Elle consacre deux ans de sa vie à ces tractations historiques, sillonnant la planète pour élaborer un texte au langage parfois obscur mais capable de recueillir les signatures de la Chine comme des Etats-Unis.
Objectif: "pousser chaque pays à faire mieux", expliquait alors celle que tout le monde appelle "Laurence", petite femme aux cheveux argent et au sourire facile, qui au besoin sait aussi ne pas mâcher ses mots.
"Elle incarne un équilibre entre souplesse et assurance", relevait Christiana Figueres, alors responsable climat de l'ONU, pointant son "CV unique" : "une universitaire, qui a compris la science du climat et fait assez de recherche économique pour anticiper les transformations à venir; et qui a travaillé pour des gouvernements".
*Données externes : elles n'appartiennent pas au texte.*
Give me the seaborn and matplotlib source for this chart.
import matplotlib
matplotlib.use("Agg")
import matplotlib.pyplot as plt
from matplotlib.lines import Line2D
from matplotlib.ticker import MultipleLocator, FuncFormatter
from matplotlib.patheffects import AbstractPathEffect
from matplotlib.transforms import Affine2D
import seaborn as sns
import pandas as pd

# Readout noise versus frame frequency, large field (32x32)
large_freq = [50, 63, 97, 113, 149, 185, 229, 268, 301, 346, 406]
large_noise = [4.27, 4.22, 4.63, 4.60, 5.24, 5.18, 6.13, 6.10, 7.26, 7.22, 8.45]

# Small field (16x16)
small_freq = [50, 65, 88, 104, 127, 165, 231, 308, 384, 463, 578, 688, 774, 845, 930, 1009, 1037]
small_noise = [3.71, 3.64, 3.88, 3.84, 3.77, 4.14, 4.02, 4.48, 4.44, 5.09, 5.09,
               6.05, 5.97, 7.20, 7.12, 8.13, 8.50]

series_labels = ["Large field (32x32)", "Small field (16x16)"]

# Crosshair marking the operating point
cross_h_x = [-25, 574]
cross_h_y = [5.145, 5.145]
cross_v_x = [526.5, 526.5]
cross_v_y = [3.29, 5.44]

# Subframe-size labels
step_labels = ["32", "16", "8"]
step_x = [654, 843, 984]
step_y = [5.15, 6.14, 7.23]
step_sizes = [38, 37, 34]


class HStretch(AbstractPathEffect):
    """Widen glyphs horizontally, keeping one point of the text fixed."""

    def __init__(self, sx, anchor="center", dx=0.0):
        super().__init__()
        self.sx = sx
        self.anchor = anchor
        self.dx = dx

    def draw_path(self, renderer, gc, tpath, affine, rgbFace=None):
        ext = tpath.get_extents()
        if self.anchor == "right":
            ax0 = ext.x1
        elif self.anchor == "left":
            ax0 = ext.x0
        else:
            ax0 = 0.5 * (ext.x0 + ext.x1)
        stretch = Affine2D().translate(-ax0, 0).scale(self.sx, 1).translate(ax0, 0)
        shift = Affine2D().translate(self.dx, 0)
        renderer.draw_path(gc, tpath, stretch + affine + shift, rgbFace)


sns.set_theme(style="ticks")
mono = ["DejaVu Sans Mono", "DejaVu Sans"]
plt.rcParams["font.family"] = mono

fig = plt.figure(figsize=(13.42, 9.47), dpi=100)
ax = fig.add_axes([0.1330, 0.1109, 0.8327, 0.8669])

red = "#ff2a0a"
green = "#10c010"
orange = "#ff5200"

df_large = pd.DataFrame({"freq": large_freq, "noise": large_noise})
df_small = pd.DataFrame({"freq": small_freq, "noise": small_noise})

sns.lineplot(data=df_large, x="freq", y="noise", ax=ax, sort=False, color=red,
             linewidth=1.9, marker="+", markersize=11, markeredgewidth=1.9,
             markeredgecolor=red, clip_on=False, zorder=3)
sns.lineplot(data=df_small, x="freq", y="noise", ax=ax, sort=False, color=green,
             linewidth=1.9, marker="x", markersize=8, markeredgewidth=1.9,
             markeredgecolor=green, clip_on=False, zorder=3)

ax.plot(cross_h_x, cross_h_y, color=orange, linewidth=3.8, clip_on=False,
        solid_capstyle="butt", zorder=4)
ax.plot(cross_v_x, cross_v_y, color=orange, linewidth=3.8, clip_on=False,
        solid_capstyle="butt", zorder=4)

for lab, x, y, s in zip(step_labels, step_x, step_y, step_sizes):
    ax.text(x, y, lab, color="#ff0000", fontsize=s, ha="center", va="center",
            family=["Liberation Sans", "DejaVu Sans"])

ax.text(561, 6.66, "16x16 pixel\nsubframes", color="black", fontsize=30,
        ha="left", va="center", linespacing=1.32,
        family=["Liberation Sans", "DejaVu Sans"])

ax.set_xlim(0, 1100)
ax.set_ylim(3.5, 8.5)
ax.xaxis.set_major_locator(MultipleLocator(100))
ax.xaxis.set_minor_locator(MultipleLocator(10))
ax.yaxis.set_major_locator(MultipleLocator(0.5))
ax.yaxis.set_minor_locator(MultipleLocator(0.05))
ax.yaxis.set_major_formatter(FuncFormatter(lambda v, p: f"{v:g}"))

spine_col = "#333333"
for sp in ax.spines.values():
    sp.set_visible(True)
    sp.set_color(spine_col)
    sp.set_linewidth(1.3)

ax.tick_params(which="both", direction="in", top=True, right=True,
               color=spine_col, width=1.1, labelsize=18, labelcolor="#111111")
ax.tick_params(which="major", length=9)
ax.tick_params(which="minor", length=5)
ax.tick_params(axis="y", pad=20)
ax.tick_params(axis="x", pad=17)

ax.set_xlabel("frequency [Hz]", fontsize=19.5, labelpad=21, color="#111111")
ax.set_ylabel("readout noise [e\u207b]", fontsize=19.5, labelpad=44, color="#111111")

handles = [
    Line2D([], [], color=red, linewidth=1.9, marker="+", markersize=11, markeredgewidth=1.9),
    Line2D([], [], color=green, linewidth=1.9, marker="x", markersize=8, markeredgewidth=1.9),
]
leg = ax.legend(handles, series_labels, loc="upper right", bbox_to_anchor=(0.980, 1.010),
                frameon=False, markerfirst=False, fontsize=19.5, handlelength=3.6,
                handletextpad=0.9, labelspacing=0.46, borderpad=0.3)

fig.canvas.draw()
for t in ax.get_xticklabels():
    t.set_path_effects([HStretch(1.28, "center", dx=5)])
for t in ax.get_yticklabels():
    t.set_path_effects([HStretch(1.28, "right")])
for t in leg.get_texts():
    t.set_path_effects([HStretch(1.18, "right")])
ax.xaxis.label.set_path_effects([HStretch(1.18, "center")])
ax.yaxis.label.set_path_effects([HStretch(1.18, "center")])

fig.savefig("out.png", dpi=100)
Le climat, et son corollaire - la question énergétique - Laurence Tubiana y est venue "naturellement" par ses recherches sur l'agriculture et le développement, raconte l'intéressée, qui créa aussi une ONG, Solagral, et un institut de recherche, l'Iddri (Institut du développement et des relations internationales).
"Projet de société"
Intellectuelle assumée, maîtrisant parfaitement l'anglais, professeure à Columbia et Sciences Po, Laurence Tubiana aime la politique "mais d'une certaine façon".
En particulier quand il s'agit de questions internationales, précise l'université, née à Oran (Algérie), d'un père juriste qui travailla dans le tabac et le cinéma et d'une mère importatrice de meubles scandinaves.
Son action résolue pour la lutte contre le dérèglement climatique s'élargit en 2020 aux citoyens "lambda" avec la Convention citoyenne pour le climat, qu'elle a co-organisé. Une expérience politique inédite qui débouche selon elle sur un "vrai projet de société", mais dont elle critique la reprise très partielle par le gouvernement d'Emmanuel Macron.
L'experte est aussi membre depuis sa création en 2019 du Haut Conseil pour le climat (HCC), organisme indépendant chargé d'évaluer les politiques climatiques de la France.